The basic idea (don't call close() if there aren't any active exception table entries) can probably be backported to 3.11 with minimal fuss.

brandtbucher commented 1 year ago

...that is, if we consider this a bad enough performance regression to call it a "bug".

I'm on the fence, myself, since this is just a consequence of all exceptions becoming more expensive to raise in Python code, not anything specific to generators. But, it may impact async codebases in a real way... I've not done enough async programming to know how common it is for apps to abandon "unfinished" coroutines, for instance.

gvanrossum commented 1 year ago

Abandoning an unfinished coroutine is likely a bug -- most coroutines are wrapped in tasks and we usually complain about abandoned tasks, so users are used to seeing abandonment as an anti-pattern.

Throwing exceptions into coroutines must definitely work (e.g. cancellation) but I don't think it's a major speed concern.

I'm curious if the OP (@Onlooker2186) has found this while debugging a real perf regression (in production code)? Esp. since the scope of the regression is much narrower than the original comment implied -- it's not that all() as a whole is 30% slower, it's slower in the specific case where it returns False after a small number of iterations. (Or for any(), returning True.)

Onlooker2186 commented 1 year ago

@gvanrossum Yeah it was production code for a websocket client implementation to keep track of a large number of order books. That code in the opening post is used to identify key value pairs to after an "update" or "delete" event received from the websocket server, and is the main cause of regression in total performance for the overall implementation.

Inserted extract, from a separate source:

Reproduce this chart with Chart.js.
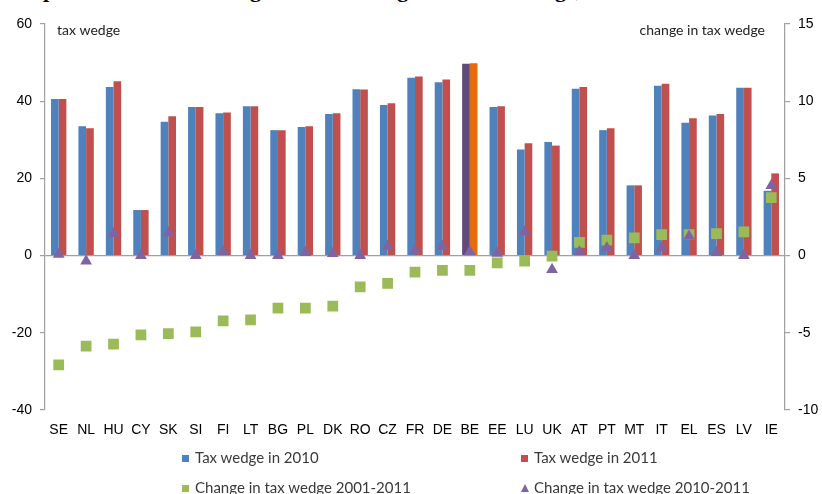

gvanrossum commented 1 year ago

Got it. That must have been frustrating.

If you want a backport could you help ?

Onlooker2186 commented 1 year ago

Got it. That must have been frustrating.

If you want a backport could you help ?

For a backport, I probably wont be of much use since I don't know any C and if building Python etc assumes that knowledge. Purely just a user of Python so far :)

markshannon commented 1 year ago

I believe this is fixed. @Onlooker2186 can you confirm?

Onlooker2186 commented 1 year ago

I believe this is fixed. @Onlooker2186 can you confirm?

Thanks for the update @markshannon . Should I be using 3.11.3 to test this?

Testing the all() function - the performance regression seems to still be there on 3.11.3. I've also put the timings for 3.12.0a7 below.

Python version = 3.10.9
Average time = 0.0008305954898474738
Best time = 0.0007323999889194965
Average transactions per second = 1203.9554900347878
Python version = 3.11.3
Average time = 0.0011983903799438849
Best time = 0.0010432000271975994
Average transactions per second = 834.4526264027799
Python version = 3.12.0a7
Average time = 0.0012928771821549162
Best time = 0.0011587999761104584
Average transactions per second = 773.4686742117607
brandtbucher commented 1 year ago

This isn't fixed in 3.11... the PR (#101316) is failing for some reason.

It should be fixed in 3.12, though, since that's where the change landed.

brandtbucher commented 1 year ago

(I think it landed in a5, so the comparison to test would be between 3.12.0a4 and 3.12.0a5.)

But I can see from your comment that things appear to have gotten worse in 3.12. Are these all release builds with the same build options (PGO, etc.)?

brandtbucher commented 1 year ago

I can confirm that there still appears to be a regression:

Python version = 3.10.8+
Average time = 0.0010208233151759486
Best time = 0.0009102780022658408
Average transactions per second = 979.6014502545335

Python version = 3.11.1+
Average time = 0.0013533004376047758
Best time = 0.0012006000033579767
Average transactions per second = 738.934217571017

Python version = 3.12.0a7+
Average time = 0.0015747777904500254
Best time = 0.0013656059745699167
Average transactions per second = 635.0102256104522
markshannon commented 1 year ago

What are those times for?

brandtbucher commented 1 year ago

I just used the script from the very first comment on the issue.

markshannon commented 1 year ago

There are a few things going on here.

First of all, the workaround is to inline the generator code. This is much faster on all versions:

def find_by_keys2(
    keys: list[str],
    table: list[dict[str, str | int]],
    match_data: dict[str, str | int],
) -> dict[str, str | int] | None:
    for item in table:
        for k in keys:
            if item[k] != match_data[k]:
                break
        else:
            return item
    return None

The overhead of destroying the generator is much reduced in 3.12, but the cost of switching between C and Python code is increased in 3.11 compared to 3.10, and seems to be even worse in 3.12.

This will be much improved in future, as we optimize larger regions and convert all, any, etc. into bytecode.